Gli abusi per dimostrare i casi di droga, sono presenti in ogni Stato, ad esempio in California, gli stessi agenti avevano un modo per "trovare" spacciatori o trafficanti noto come "Rampart way", nome dato dal quartiere di Los Angeles nel quale operavano i poliziotti, un quartiere popolato soprattutto di immigrati poveri. Il metodo era piuttosto semplice: si ottenevano confessioni mediante i pestaggi, e si sistemavano le prove giuste nel posto giusto. Quando il caso andava sul complicato, gli agenti non esitavano ad usare le maniere forti; in un caso i poliziotti avrebbero sparato a un "sospetto", dopo avergli messo un fucile in braccio per dimostrare che era stato lui il primo, lasciandolo morire dissanguato prima di chiamare un'ambulanza mentre si mettevano d'accordo sulla dinamica da raccontare.

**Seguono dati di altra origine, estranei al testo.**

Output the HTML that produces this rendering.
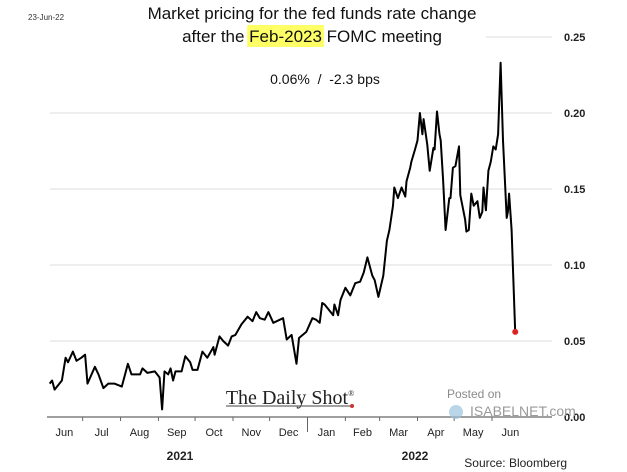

In tutto il "Rampart way", una volta scoppiato lo scandalo, ha fatto riaprire piu' di 100 processi, e, secondo il Los Angeles Police Department's Board of Inquiry (il corpo che ha dovuto indagare sui poliziotti) si trattava di un metodo routine.

Bisogna considerare che questi sono casi per i quali sono scoppiati scandali pubblici, e che forse sono solo la cosiddetta "punta dell'iceberg" di un comportamento probabilmente molto piu' diffuso e che quasi mai viene alla luce. Ma se consideriamo anche soltanto che in un caso su dieci (rapporto altissimo, quindi improbabile, vorrebbe dire che gli apparati degli Usa sono tutti belli e puliti) siano scoppiati scandali, o siano venuti alcuni elementi alla luce, si potrebbe parlare di migliaia di poliziotti americani coinvolti in casi di abusi o di corruzione, quando non direttamente collusi con il narcotraffico.
Quello che e' sicuro e' che anni di politiche che danno alle polizie sempre maggior potere, e che indicano spacciatori e consumatori di droghe (beccare un trafficante vero e' difficilissimo, di solito vengono trovati gia' morti), e, sotto sotto, gli immigrati in generale come "nemici pubblici", hanno portato, nel Paese in questione, e di conseguenza dall'altra parte dell'Atlantico, il consumo di droghe ai livelli massimi, quasi con la saturazione del mercato (o i bambini dell'asilo cominciano anche loro a farne uso, o gli spacciatori non sanno piu' a chi vendere). Oltre a vaghe promesse, fatte da politici che fanno della demagogia il loro successo, di "far fuori la droga", e ai quali gli apparati statali devono in qualche modo rendere conto.